First of all, thanks so much for your amazing work! I am trying your code and have a question: In the current test code, you are still dealing with images with the size of 63x63, just the same as the training images. However, in your examples of object detection, the images are apparently on their original size, and the size is different from each image. How are you dealing with this situation? Do you directly input such image and get its output, or do you resize it first and input, and resize back the output image?

Thanks for your help in advance!

sg-nm commented 5 years ago

Thank you so much for testing our code. I'm sorry I did not make it clear in our paper. For object detection, we used the images with their original size and directly input these images into a CNN. Also, the CNN for image restoration is trained only on the DIV2K dataset described in Section 4.2.1 in our paper (i.e. image size is 63x63), we did not train the CNN on the VOC dataset.

pengsongyou commented 5 years ago

Thanks so much for your reply! May I ask one more quick question?

While training your network, The testing PSNR/SSIM reaches 70.70/0.9562 after only 5 epochs on the moderate set. This is weird. Is there anything wrong?

sg-nm commented 5 years ago

Did you check an input image which is given to a CNN? If all pixels of the input image is black, you need to modify the function in data_load_mix.py file like the follwing:

def __getitem__(self, index):
        img = self.data[index]
        img_gt = self.label[index]
        # transforms (numpy -> Tensor)
        if self.transform is not None:
            img = self.transform(img*255) #change
        if self.target_transform is not None:
            img_gt = self.target_transform(img_gt*255) #change
        return img, img_gt
pengsongyou commented 5 years ago

Yes, I have checked the input/target/output images and they are all ok without black (the range of them are around 0~1). I also tried what you suggested to multiply 255, also accordingly modified the calculating of SSIM/PSNR code (here), including change the range to 255, data_range of SSIM, PSNR calculation. However, the SSIM/PSNR are still 0.98/95 after the first 1 epoch...

sg-nm commented 5 years ago

Thank you for your reply and for testing. Which dataset are you using now? I will check again.

pengsongyou commented 5 years ago

I am using the RL-Restore dataset (mix) for training and testing. So basically I followed exactly what you suggested in readme to acquire the training/testing dataset of RL-Restore. And I train with: python main.py -m mix -g 8

sg-nm commented 5 years ago

I tested the code, the PSNR/SSIM are 24.92/0.6224 after the 1st epoch and the output images look fine. I have attached my requirements.txt file, could you please check it? Also, when we calculate PSNR/SSIM values during the test phase, we need to set the test batchsize to 1.

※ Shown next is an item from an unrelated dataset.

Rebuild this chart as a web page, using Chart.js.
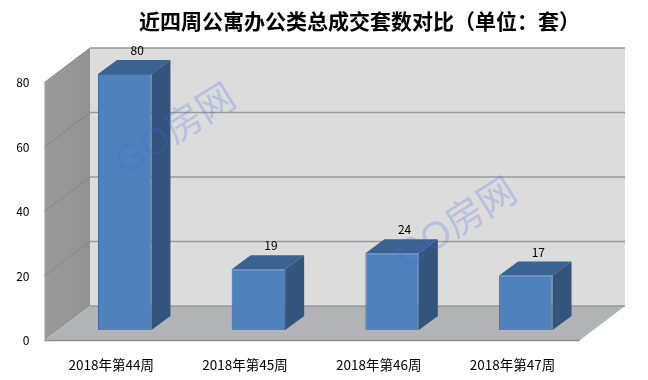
<!DOCTYPE html>
<html lang="zh">
<head>
  <meta charset="UTF-8">
  <title>近四周公寓办公类总成交套数对比</title>
  <script src="https://cdn.jsdelivr.net/npm/chart.js"></script>
  <style>
    body { margin: 0; background: #fff; }
    canvas { display: block; }
  </style>
</head>
<body>
  <canvas id="weekChart" width="648" height="380"></canvas>

  <script>
    const titleText = '近四周公寓办公类总成交套数对比（单位：套）';
    const categories = ['2018年第44周', '2018年第45周', '2018年第46周', '2018年第47周'];
    const weekIndex = [0, 1, 2, 3];
    const deals = [80, 19, 24, 17];
    const yTicks = [0, 20, 40, 60, 80];
    const watermark = 'GO房网';

    const cjk = '"Noto Sans CJK SC", "Noto Sans", sans-serif';
    const wallDepth = { x: 45.5, y: 34.5 };
    const barDepth = { x: 19, y: 14 };

    function face(ctx, pts, fill) {
      ctx.beginPath();
      pts.forEach((p, i) => i ? ctx.lineTo(p[0], p[1]) : ctx.moveTo(p[0], p[1]));
      ctx.closePath();
      ctx.fillStyle = fill;
      ctx.fill();
    }

    function line(ctx, x1, y1, x2, y2, color, width) {
      ctx.beginPath();
      ctx.moveTo(x1, y1);
      ctx.lineTo(x2, y2);
      ctx.strokeStyle = color;
      ctx.lineWidth = width;
      ctx.stroke();
    }

    // walls, floor and the 3d sides of the bars
    const box3d = {
      id: 'box3d',
      beforeDatasetsDraw(chart) {
        const { ctx, chartArea: a, scales } = chart;
        const y = scales.y;
        const left = a.left, right = a.right;
        const front = right - wallDepth.x;
        const y0 = y.getPixelForValue(yTicks[0]);
        const yTop = y.getPixelForValue(yTicks[yTicks.length - 1]);
        const backX = left + wallDepth.x;

        ctx.save();
        face(ctx, [[backX, yTop - wallDepth.y], [right, yTop - wallDepth.y], [right, y0 - wallDepth.y], [backX, y0 - wallDepth.y]], '#dcdcdc');
        const wall = ctx.createLinearGradient(left, 0, backX, 0);
        wall.addColorStop(0, '#9a9a9a');
        wall.addColorStop(1, '#929292');
        face(ctx, [[left, yTop], [backX, yTop - wallDepth.y], [backX, y0 - wallDepth.y], [left, y0]], wall);
        face(ctx, [[left, y0], [backX, y0 - wallDepth.y], [right, y0 - wallDepth.y], [front, y0]], '#b1b3b7');

        yTicks.forEach(v => {
          const py = y.getPixelForValue(v);
          if (v > 0) line(ctx, left, py, backX, py - wallDepth.y, '#858585', 1);
          line(ctx, backX, py - wallDepth.y, right, py - wallDepth.y, '#9a9a9a', 1.5);
        });
        line(ctx, left, y0, front, y0, '#8e8e8e', 1.5);

        chart.getDatasetMeta(0).data.forEach(bar => {
          const l = bar.x - bar.width / 2, r = bar.x + bar.width / 2;
          face(ctx, [[l, bar.y], [l + barDepth.x, bar.y - barDepth.y], [r + barDepth.x, bar.y - barDepth.y], [r, bar.y]], '#3a6391');
          face(ctx, [[r, bar.y], [r + barDepth.x, bar.y - barDepth.y], [r + barDepth.x, bar.base - barDepth.y], [r, bar.base]], '#33547c');
        });
        ctx.restore();
      },
      afterDatasetsDraw(chart) {
        const { ctx } = chart;
        ctx.save();
        ctx.fillStyle = '#000';
        ctx.font = '12px ' + cjk;
        ctx.textAlign = 'center';
        ctx.textBaseline = 'middle';
        chart.getDatasetMeta(0).data.forEach((bar, i) => {
          ctx.fillText(deals[i], bar.x + 12.5, bar.y - barDepth.y - 9.5);
        });

        // watermark over the bars
        [[176, 131], [457, 225]].forEach(pos => {
          ctx.save();
          ctx.translate(pos[0], pos[1]);
          ctx.rotate(-32 * Math.PI / 180);
          ctx.fillStyle = 'rgba(65, 105, 230, 0.24)';
          ctx.font = '38px "Liberation Sans", ' + cjk;
          ctx.fillText(watermark, 0, 0);
          ctx.restore();
        });
        ctx.restore();
      }
    };

    // title sits right of the canvas centre in the reference
    const titleShift = {
      id: 'titleShift',
      afterLayout(chart) {
        chart.titleBlock.left += 47;
        chart.titleBlock.right += 47;
      }
    };

    new Chart(document.getElementById('weekChart'), {
      type: 'bar',
      data: {
        labels: categories,
        datasets: [{
          label: '成交套数',
          data: weekIndex.map((w, i) => ({ x: w, y: deals[i] })),
          xAxisID: 'xBar',
          yAxisID: 'yBar',
          backgroundColor: '#4f81bd',
          borderColor: '#3f6c9f',
          borderWidth: 1,
          barPercentage: 0.4,
          categoryPercentage: 1
        }]
      },
      options: {
        responsive: false,
        animation: false,
        layout: { padding: { left: 0, right: 23, top: 0, bottom: 0 } },
        plugins: {
          legend: { display: false },
          tooltip: { enabled: false },
          title: {
            display: true,
            text: titleText,
            color: '#000',
            font: { family: '"Noto Sans CJK TC", ' + cjk, size: 21, weight: 'bold', lineHeight: 1.2 },
            padding: { top: 8.4, bottom: 14.9 }
          }
        },
        scales: {
          // front plane of the box: tick labels live here
          x: {
            type: 'linear',
            offset: false,
            min: -0.5,
            max: 3.842,
            grid: { display: false },
            border: { display: false },
            afterBuildTicks: s => { s.ticks = weekIndex.map(value => ({ value })); },
            afterFit: s => { s.height = 39.5; },
            ticks: {
              color: '#000',
              font: { family: cjk, size: 13.5 },
              maxRotation: 0,
              autoSkip: false,
              padding: 8,
              callback: v => categories[v]
            }
          },
          y: {
            min: 0,
            max: 90.54,
            grid: { display: false },
            border: { display: false },
            afterBuildTicks: s => { s.ticks = yTicks.map(value => ({ value })); },
            afterFit: s => { s.width = 44.5; },
            ticks: { color: '#000', font: { family: cjk, size: 12 }, padding: 7 }
          },
          // bars stand a little inside the box, so they get their own scales
          xBar: {
            type: 'linear',
            display: false,
            offset: false,
            min: -0.6,
            max: 3.742,
            afterBuildTicks: s => { s.ticks = weekIndex.map(value => ({ value })); }
          },
          yBar: { type: 'linear', display: false, min: -3.28, max: 87.97 }
        }
      },
      plugins: [box3d, titleShift]
    });
  </script>
</body>
</html>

pengsongyou commented 5 years ago

Hi, I figure out the problem. Since the range of the output of your network is not [0, 1] but [0, 255], the testing code here should be modified accordingly.

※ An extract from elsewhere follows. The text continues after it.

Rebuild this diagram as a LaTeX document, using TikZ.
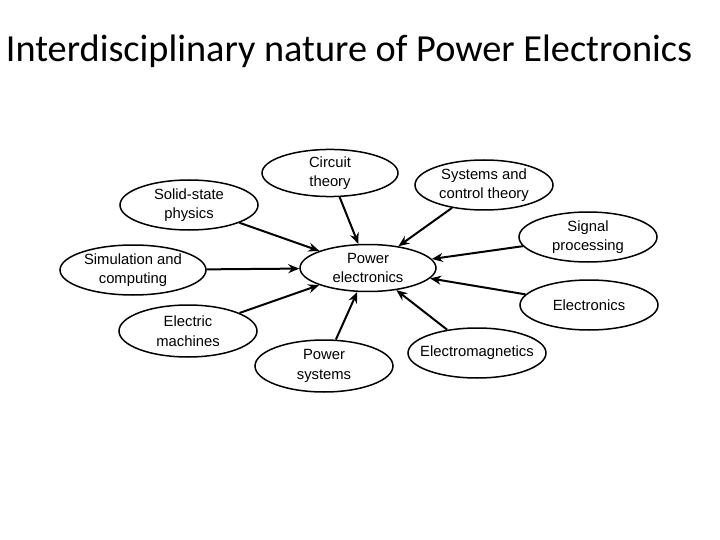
\documentclass[tikz,border=0pt]{standalone}
\usepackage{fontspec}
\setmainfont{Liberation Sans}
\newfontfamily\titlefont{Carlito}
\usetikzlibrary{arrows.meta,shapes.geometric}

\begin{document}
\begin{tikzpicture}[x=1pt, y=-1pt,
  topic/.style={draw, ellipse, line width=1.5pt, minimum width=138pt, minimum height=50pt,
    inner sep=0pt, align=center, font=\fontsize{14.8}{19.5}\selectfont},
  feed/.style={-{Stealth[length=11pt,width=9pt]}, line width=2pt}
]
\useasboundingbox (0,0) rectangle (720,540);
% title
\node[font=\titlefont\fontsize{38.3}{42}\selectfont, anchor=base] (title) at (349,62)
  {Interdisciplinary nature of Power Electronics};
% hub
\node[topic, minimum width=136pt, minimum height=47pt] (pe) at (368,268) {Power\\electronics};
% surrounding fields
\node[topic, minimum width=136pt, minimum height=47pt] (ct) at (330,173) {Circuit\\theory};
\node[topic] (ssp) at (189,205) {Solid-state\\physics};
\node[topic] (sct) at (484,185) {Systems and\\control theory};
\node[topic] (sp) at (588,237) {Signal\\processing};
\node[topic, minimum width=146pt] (sim) at (133,270) {Simulation and\\computing};
\node[topic] (el) at (589,305) {Electronics};
\node[topic, minimum height=52pt] (em) at (188,331) {Electric\\machines};
\node[topic, minimum height=52pt] (ps) at (324,366) {Power\\systems};
\node[topic] (emag) at (477,353) {\makebox[0pt]{Electromagnetics}\rule{0pt}{11pt}};
% arrows into the hub
\foreach \n in {ct,ssp,sct,sp,sim,el,em,ps,emag}{
  \draw[feed] (\n) -- (pe);
}
\end{tikzpicture}
\end{document}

    output = output.data.cpu().numpy()[0]
    output[output>255] = 255.0
    output[output<0] = 0.0
    output = output.transpose((1,2,0))
    hr_patch = hr_patch.data.cpu().numpy()[0]
    hr_patch[hr_patch>255] = 255.0
    hr_patch[hr_patch<0] = 0.0
    hr_patch = hr_patch.transpose((1,2,0))
    # SSIM
    test_ssim+= ski_ssim(output, hr_patch, data_range=255, multichannel=True)
    # PSNR
    imdf = (output - hr_patch) ** 2
    mse = np.mean(imdf) + eps
    test_psnr+= 10 * math.log10(255.0**2/mse)
    test_ite += 1

With this modification and your provided model_best.pth, the PSNR / SSIM is 27.10 / 0.68, which is quite consistent with what you reported in the paper!